>> begin RECORD LIST

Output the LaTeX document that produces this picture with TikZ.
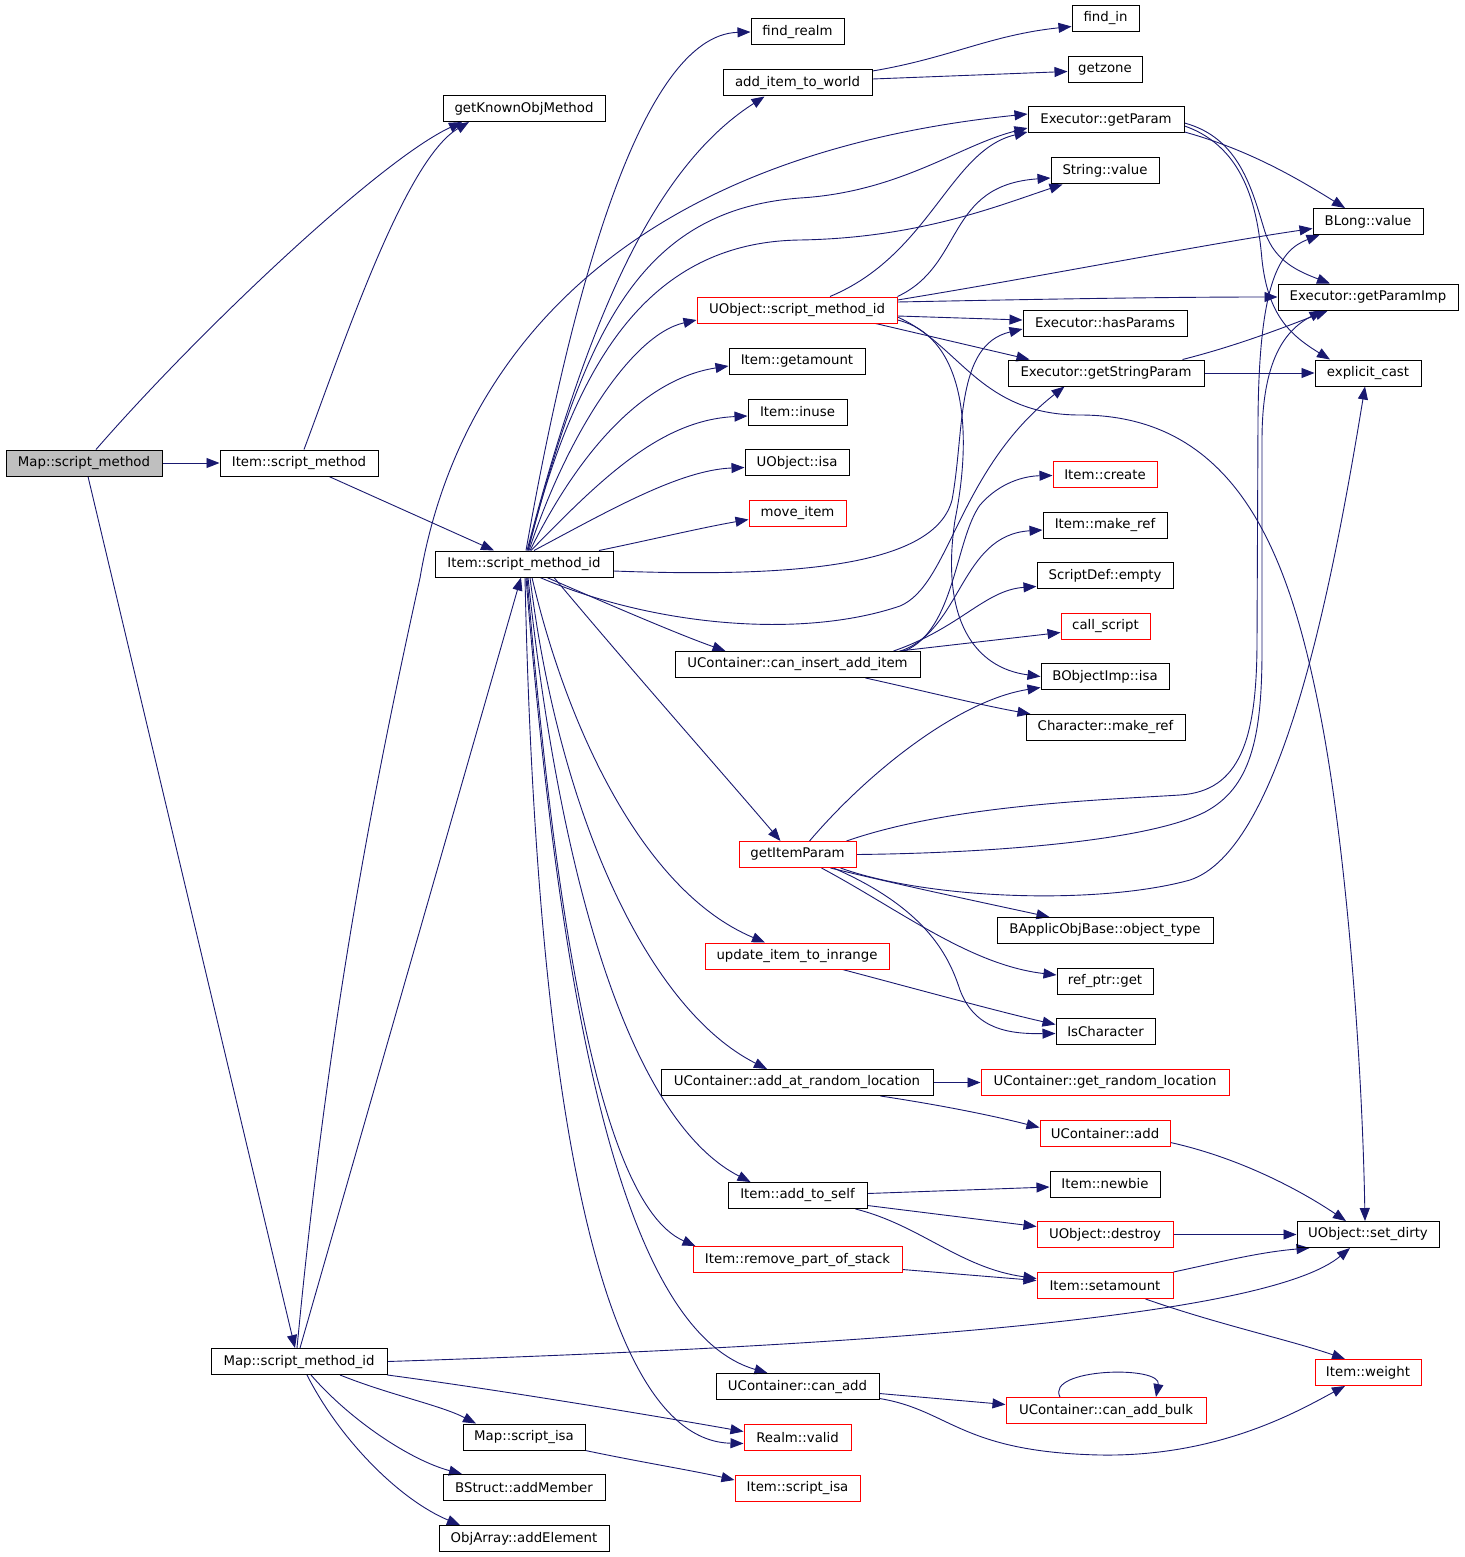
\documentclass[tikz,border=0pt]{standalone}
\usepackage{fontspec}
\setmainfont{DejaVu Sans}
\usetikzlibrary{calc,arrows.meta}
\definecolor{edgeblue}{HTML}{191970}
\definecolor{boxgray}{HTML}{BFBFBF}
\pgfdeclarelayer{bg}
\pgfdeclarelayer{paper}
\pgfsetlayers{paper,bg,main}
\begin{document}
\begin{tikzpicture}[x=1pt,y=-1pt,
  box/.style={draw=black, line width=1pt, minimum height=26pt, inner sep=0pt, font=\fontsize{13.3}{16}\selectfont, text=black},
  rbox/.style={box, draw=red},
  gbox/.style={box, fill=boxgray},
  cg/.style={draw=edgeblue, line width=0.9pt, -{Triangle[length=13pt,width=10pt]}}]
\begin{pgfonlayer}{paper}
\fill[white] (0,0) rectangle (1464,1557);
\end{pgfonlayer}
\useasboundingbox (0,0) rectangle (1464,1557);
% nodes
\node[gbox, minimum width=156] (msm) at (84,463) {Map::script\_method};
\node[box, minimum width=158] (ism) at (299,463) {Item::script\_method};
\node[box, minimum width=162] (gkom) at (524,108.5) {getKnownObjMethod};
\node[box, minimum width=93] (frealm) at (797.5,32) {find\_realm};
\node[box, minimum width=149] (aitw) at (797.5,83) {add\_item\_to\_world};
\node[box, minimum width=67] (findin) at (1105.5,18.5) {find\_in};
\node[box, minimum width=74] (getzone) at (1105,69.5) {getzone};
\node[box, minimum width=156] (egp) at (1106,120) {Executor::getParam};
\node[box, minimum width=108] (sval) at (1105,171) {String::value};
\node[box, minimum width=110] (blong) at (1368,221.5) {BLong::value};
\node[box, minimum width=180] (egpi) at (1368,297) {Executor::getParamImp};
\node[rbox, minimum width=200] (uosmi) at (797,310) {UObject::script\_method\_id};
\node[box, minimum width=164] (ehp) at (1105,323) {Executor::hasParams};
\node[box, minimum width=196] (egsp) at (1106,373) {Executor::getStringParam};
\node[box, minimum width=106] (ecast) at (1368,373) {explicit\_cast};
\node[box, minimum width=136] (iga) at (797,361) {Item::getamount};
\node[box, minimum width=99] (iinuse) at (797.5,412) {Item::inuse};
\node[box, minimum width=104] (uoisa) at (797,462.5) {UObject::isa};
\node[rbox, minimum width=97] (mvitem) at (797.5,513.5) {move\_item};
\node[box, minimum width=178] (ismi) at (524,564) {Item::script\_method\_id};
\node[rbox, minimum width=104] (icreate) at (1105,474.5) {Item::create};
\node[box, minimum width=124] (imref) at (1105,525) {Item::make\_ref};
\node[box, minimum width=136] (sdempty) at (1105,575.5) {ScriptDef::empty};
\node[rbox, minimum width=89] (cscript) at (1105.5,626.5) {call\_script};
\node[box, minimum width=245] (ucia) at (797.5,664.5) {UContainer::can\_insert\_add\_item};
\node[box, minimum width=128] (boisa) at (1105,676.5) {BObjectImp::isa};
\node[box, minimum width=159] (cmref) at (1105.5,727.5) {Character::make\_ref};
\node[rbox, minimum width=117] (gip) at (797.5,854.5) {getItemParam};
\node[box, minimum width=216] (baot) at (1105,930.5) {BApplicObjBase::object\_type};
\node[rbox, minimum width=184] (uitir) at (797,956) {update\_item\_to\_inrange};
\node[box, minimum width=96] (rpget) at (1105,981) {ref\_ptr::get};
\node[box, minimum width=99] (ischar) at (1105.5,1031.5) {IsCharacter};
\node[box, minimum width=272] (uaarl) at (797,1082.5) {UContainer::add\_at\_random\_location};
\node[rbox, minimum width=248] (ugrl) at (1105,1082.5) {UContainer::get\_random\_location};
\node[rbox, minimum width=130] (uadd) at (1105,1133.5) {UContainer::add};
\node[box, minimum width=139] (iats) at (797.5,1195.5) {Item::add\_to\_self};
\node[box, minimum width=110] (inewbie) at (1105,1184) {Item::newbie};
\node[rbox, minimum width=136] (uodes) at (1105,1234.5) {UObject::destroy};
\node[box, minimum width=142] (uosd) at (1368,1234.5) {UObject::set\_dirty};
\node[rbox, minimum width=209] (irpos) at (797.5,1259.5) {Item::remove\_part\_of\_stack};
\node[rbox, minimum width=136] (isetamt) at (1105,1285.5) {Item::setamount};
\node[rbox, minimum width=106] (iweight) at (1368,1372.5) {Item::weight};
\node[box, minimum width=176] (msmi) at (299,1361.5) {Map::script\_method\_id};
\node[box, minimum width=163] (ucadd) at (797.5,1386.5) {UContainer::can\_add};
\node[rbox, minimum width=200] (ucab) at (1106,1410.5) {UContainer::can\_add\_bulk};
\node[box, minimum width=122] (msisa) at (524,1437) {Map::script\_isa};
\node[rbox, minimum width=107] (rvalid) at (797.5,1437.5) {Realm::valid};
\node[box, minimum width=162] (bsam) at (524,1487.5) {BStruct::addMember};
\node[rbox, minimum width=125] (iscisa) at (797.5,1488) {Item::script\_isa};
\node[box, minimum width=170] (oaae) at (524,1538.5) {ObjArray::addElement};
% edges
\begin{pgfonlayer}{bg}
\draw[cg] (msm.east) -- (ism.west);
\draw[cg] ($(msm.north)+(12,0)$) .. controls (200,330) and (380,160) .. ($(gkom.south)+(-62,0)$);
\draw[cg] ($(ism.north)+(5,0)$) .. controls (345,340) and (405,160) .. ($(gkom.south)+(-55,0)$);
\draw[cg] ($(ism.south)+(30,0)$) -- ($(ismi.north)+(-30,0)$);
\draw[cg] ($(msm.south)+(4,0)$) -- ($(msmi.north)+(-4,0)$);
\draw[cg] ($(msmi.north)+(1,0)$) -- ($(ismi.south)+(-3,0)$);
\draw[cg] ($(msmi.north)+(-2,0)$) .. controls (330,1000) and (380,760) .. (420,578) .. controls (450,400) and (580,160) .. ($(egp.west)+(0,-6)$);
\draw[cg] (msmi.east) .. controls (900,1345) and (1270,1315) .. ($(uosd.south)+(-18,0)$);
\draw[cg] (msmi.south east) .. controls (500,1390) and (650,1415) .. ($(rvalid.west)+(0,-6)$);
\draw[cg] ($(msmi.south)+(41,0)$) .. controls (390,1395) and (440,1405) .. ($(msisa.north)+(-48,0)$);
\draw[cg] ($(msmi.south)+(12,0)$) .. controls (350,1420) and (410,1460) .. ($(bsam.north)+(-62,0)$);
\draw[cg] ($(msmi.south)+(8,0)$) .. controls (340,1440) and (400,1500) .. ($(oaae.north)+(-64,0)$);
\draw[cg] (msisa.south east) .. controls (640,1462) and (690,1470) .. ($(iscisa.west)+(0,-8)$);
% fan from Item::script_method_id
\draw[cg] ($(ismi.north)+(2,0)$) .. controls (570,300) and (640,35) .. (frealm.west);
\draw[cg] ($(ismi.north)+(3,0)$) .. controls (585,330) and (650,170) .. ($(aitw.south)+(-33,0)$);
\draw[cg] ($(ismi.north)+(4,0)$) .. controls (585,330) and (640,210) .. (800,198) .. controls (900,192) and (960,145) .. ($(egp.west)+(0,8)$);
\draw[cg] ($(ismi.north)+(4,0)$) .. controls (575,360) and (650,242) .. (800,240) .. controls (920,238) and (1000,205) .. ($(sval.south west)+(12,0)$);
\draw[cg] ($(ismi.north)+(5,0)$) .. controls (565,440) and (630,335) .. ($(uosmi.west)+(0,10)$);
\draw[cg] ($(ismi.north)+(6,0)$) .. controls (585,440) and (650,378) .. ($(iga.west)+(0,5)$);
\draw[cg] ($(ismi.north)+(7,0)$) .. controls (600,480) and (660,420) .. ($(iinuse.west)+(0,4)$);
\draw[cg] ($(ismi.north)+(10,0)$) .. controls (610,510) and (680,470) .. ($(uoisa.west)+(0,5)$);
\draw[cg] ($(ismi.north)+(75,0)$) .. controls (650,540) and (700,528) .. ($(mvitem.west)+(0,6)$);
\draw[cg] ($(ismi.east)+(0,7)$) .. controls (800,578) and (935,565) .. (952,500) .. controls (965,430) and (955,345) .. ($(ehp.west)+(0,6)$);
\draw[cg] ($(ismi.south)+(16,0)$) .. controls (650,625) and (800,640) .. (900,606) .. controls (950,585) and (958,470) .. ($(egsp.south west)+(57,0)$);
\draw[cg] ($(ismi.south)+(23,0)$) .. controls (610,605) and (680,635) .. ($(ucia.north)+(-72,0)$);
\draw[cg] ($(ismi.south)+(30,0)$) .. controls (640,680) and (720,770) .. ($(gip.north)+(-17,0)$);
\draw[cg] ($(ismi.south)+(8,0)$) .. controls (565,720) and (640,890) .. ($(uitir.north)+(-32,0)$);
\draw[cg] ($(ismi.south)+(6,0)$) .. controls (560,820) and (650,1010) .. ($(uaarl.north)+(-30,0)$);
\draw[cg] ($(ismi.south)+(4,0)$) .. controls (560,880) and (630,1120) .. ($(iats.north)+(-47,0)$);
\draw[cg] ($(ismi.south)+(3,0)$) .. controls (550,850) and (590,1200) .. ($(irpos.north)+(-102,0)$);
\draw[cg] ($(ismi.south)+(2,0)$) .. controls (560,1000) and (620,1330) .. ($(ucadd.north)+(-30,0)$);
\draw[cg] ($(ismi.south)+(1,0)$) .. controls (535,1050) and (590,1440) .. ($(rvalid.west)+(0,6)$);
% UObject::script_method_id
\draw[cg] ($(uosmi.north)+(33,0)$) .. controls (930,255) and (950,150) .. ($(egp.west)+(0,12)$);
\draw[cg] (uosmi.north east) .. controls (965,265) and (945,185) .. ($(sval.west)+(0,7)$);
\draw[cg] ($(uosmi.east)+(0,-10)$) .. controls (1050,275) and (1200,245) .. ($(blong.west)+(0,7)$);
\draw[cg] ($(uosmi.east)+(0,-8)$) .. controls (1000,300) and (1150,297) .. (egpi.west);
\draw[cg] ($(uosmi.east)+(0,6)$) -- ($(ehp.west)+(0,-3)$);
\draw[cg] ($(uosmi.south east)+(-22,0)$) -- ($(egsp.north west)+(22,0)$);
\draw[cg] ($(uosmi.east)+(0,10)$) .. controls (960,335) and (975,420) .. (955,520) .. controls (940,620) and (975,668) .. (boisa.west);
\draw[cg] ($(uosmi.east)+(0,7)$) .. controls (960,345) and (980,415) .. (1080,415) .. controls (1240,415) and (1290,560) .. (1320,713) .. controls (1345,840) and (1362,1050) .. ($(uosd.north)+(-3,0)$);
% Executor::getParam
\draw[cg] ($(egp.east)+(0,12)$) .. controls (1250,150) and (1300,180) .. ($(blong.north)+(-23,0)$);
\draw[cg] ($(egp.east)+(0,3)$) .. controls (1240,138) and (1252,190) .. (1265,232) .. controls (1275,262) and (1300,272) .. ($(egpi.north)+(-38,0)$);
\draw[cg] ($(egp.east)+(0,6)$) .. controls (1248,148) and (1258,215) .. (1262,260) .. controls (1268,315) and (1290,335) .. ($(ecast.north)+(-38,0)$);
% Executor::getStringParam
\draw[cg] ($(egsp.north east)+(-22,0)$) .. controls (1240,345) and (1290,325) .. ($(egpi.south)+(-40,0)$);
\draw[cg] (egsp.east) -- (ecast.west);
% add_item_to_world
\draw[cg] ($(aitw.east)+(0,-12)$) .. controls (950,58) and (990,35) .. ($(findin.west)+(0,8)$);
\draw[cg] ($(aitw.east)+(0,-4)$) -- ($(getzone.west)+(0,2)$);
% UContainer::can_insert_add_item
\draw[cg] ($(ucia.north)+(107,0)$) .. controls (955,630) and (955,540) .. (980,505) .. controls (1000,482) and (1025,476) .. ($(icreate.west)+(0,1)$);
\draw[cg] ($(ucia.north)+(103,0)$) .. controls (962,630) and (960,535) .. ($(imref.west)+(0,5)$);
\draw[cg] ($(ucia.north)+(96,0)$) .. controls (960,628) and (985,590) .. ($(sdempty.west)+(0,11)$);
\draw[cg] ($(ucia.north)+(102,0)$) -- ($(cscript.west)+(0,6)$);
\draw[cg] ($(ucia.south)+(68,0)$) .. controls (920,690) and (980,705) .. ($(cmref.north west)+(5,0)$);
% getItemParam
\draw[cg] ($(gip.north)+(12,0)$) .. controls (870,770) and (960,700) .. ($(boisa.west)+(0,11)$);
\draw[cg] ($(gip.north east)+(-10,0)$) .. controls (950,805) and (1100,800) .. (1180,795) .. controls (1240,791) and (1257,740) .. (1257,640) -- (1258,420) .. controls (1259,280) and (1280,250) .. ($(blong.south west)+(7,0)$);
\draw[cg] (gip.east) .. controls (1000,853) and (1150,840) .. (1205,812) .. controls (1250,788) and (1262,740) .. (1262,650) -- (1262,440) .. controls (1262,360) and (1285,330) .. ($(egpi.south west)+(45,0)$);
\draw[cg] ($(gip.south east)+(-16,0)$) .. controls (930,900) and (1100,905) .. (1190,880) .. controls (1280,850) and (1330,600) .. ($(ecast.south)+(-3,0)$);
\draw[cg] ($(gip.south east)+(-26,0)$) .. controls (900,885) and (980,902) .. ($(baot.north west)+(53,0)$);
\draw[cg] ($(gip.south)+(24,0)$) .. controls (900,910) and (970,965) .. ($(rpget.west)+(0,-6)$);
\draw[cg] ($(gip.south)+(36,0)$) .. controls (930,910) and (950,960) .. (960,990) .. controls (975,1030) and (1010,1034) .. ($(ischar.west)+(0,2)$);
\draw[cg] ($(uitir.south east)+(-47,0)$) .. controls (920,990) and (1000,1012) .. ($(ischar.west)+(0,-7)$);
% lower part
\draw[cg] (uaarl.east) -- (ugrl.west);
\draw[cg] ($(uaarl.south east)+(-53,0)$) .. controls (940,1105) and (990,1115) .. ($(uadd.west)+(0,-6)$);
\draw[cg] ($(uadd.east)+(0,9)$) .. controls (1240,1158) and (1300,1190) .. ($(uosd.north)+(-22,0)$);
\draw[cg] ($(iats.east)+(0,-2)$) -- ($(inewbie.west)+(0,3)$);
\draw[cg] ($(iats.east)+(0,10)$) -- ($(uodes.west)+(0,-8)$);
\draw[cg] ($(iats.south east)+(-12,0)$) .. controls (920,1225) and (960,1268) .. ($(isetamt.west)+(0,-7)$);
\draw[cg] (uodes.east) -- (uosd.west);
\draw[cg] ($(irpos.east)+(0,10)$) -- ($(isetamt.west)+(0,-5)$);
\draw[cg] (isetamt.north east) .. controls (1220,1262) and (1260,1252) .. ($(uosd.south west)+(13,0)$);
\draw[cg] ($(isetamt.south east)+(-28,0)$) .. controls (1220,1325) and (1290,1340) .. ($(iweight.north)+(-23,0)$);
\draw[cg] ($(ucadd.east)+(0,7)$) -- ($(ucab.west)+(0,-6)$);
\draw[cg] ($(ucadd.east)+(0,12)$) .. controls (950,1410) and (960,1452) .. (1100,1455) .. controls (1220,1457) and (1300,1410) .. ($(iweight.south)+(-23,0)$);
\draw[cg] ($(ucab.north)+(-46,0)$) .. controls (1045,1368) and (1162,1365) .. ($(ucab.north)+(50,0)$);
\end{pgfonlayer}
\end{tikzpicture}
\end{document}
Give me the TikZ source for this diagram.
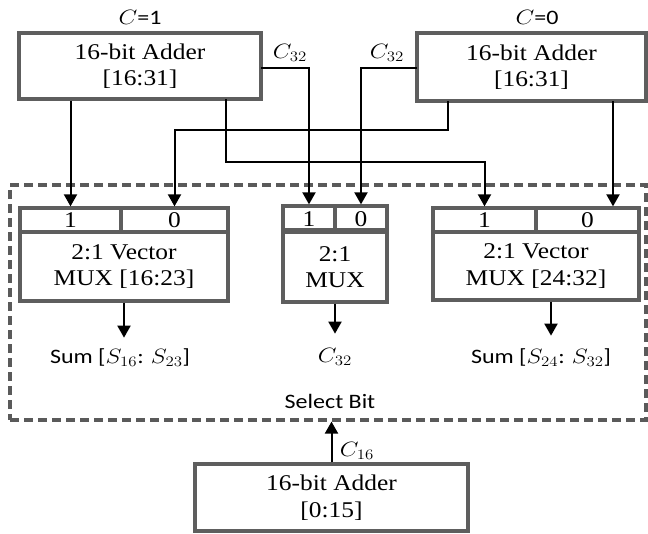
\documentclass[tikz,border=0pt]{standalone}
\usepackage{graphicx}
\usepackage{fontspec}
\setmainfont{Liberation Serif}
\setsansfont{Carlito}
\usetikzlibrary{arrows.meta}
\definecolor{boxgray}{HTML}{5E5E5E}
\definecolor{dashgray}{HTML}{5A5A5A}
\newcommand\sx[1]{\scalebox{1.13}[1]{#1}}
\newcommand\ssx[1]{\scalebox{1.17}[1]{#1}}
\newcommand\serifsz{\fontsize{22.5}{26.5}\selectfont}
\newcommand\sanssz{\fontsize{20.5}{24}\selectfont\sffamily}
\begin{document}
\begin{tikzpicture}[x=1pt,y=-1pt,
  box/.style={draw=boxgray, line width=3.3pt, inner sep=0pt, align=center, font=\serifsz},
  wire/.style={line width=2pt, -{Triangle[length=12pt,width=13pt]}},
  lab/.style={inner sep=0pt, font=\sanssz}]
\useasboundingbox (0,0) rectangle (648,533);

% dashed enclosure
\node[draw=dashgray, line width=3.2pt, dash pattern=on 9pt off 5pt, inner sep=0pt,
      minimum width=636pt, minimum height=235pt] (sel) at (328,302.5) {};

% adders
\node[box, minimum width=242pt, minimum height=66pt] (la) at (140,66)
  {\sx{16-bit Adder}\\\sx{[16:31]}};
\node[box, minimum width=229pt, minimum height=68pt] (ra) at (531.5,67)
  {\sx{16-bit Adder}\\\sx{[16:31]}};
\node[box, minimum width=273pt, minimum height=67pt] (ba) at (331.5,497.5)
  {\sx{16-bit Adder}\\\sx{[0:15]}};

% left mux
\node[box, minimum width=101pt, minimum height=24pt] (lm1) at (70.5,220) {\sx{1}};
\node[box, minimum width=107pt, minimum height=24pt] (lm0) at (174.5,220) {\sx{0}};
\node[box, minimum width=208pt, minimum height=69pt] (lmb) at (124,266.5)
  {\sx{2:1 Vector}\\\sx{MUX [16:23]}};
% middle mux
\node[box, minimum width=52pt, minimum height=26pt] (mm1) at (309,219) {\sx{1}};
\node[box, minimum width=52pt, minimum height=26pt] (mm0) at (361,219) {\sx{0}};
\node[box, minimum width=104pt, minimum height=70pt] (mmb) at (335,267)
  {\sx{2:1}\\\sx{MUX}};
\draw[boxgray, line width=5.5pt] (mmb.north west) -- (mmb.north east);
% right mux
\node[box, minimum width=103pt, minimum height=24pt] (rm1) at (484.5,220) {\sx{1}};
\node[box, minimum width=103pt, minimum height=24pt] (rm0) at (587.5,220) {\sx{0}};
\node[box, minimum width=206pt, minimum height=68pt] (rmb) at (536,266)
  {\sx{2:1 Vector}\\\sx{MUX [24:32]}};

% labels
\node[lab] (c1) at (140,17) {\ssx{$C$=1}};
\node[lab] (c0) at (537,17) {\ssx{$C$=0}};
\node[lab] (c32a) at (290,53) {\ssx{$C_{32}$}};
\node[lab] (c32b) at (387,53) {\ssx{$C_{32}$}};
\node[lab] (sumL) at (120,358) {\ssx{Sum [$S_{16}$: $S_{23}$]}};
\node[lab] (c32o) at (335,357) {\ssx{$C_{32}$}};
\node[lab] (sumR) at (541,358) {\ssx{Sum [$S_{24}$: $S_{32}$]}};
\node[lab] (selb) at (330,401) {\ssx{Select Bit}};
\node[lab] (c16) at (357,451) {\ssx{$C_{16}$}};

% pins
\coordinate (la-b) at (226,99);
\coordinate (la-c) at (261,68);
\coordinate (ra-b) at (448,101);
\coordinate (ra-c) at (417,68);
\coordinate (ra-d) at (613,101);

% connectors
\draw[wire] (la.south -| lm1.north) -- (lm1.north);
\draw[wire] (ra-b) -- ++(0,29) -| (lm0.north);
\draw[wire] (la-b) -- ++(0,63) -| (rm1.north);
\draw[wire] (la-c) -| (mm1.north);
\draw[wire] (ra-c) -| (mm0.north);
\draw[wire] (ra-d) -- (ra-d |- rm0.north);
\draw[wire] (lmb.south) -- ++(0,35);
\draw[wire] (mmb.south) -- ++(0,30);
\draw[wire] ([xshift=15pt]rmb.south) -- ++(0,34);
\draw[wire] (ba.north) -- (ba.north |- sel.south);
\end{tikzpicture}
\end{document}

>> end RECORD LIST

-- TO DO --
Begin with the line that contains "Give me the TikZ source for this diagram.", end with the line that contains "(0,0) rectangle (648,533);", and set down every line in that range exactly as it stands, minus the pictures.

-- THE REPLY --
Give me the TikZ source for this diagram.
\documentclass[tikz,border=0pt]{standalone}
\usepackage{graphicx}
\usepackage{fontspec}
\setmainfont{Liberation Serif}
\setsansfont{Carlito}
\usetikzlibrary{arrows.meta}
\definecolor{boxgray}{HTML}{5E5E5E}
\definecolor{dashgray}{HTML}{5A5A5A}
\newcommand\sx[1]{\scalebox{1.13}[1]{#1}}
\newcommand\ssx[1]{\scalebox{1.17}[1]{#1}}
\newcommand\serifsz{\fontsize{22.5}{26.5}\selectfont}
\newcommand\sanssz{\fontsize{20.5}{24}\selectfont\sffamily}
\begin{document}
\begin{tikzpicture}[x=1pt,y=-1pt,
  box/.style={draw=boxgray, line width=3.3pt, inner sep=0pt, align=center, font=\serifsz},
  wire/.style={line width=2pt, -{Triangle[length=12pt,width=13pt]}},
  lab/.style={inner sep=0pt, font=\sanssz}]
\useasboundingbox (0,0) rectangle (648,533);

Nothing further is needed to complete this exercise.